A STRING WITHIN AN OBJECT

Examine the program named OBJSTRNG.CPP for our first example of an object with an embedded string. Actually, the object does not have an embedded string, it has an embedded pointer, but the two work so closely together that we can study one and understand both.

You will notice that line 7 contains a pointer to a string named line_of_text. The constructor contains an input parameter which is a pointer to a string which will be copied to the string named line_of_text within the constructor. We could have defined the variable line_of_text as an actual array in the class, then used strcpy() to copy the string into the object and everything would have worked the same, but we will leave that as an exercise for you at the end of this chapter. It should be pointed out that we are not limited to passing a single parameter to a constructor. Any number of parameters can be passed, as will be illustrated later.

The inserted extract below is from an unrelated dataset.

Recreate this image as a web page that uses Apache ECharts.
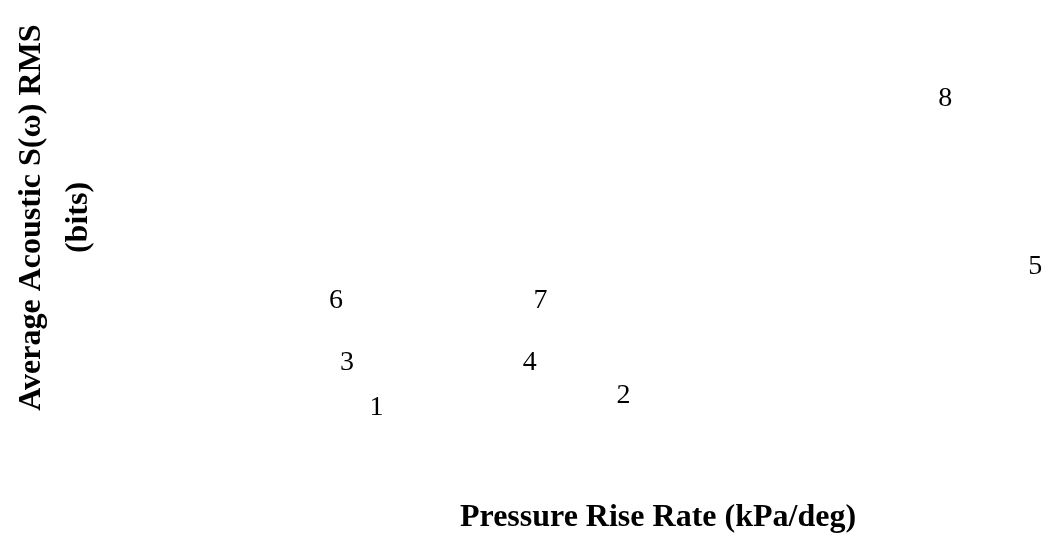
<!DOCTYPE html>
<html>
<head>
<meta charset="utf-8">
<script src="https://cdn.jsdelivr.net/npm/echarts@6/dist/echarts.min.js"></script>
<style>
html,body{margin:0;padding:0;background:#fff;}
#chart{width:1053px;height:539px;}
</style>
</head>
<body>
<div id="chart"></div>
<script>
// Point identifiers (labels drawn at each point)
const pointLabels = ['1', '2', '3', '4', '5', '6', '7', '8'];
// Pressure rise rate (kPa/deg)
const pressureRiseRate = [57.5, 182.5, 42.5, 135, 391, 37, 140.5, 345.5];
// Average acoustic S(ω) RMS (bits)
const acousticRMS = [3.0, 4.3, 8.0, 8.0, 18.6, 14.8, 14.8, 37.1];

const xTitle = 'Pressure Rise Rate (kPa/deg)';
const yTitle = 'Average Acoustic S(ω) RMS\n(bits)';

const data = pointLabels.map((n, i) => ({ name: n, value: [pressureRiseRate[i], acousticRMS[i]] }));

const chart = echarts.init(document.getElementById('chart'), null, { renderer: 'canvas' });
const hidden = {
  axisLine: { show: false },
  axisTick: { show: false },
  axisLabel: { show: false },
  splitLine: { show: false }
};
chart.setOption({
  animation: false,
  backgroundColor: '#ffffff',
  grid: { left: 253, right: 0, top: -40, bottom: 99, containLabel: false },
  xAxis: Object.assign({
    type: 'value', min: 0, max: 400,
    name: xTitle, nameLocation: 'middle', nameGap: 67,
    nameTextStyle: { fontFamily: 'Liberation Serif', fontWeight: 'bold', fontSize: 32, color: '#000' }
  }, hidden),
  yAxis: Object.assign({
    type: 'value', min: 0, max: 48,
    name: yTitle, nameLocation: 'middle', nameGap: 161,
    nameTextStyle: { fontFamily: 'Liberation Serif', fontWeight: 'bold', fontSize: 32, color: '#000', lineHeight: 47, align: 'center' }
  }, hidden),
  series: [{
    type: 'scatter',
    clip: false,
    symbolSize: 1,
    itemStyle: { color: 'rgba(255,255,255,0)' },
    data: data,
    label: {
      show: true,
      position: 'inside',
      formatter: p => p.name,
      fontFamily: 'Liberation Serif',
      fontWeight: 'normal',
      fontSize: 28,
      color: '#000000',
      opacity: 1,
      textBorderWidth: 0
    }
  }]
});
</script>
</body>
</html>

You will notice that when the three boxes are declared this time, we supply a string constant as an actual parameter with each declaration which is used by the constructor to assign the string pointer some data to point to. When we call get_area() in lines 48 through 53, we get the message displayed and the area returned. It would be prudent to put these operations in separate methods since there is no apparent connection between printing the message and calculating the area, but it was written this way to illustrate that it can be done. What this really says is that it is possible to have a method that has a side effect, the message output to the monitor, and a return value, the area of the box. However, as we discussed in chapter 4 when we studied DEFAULT.CPP, the order of evaluation is sort of funny, so we broke each line into two lines.

After you understand this program, compile and execute it.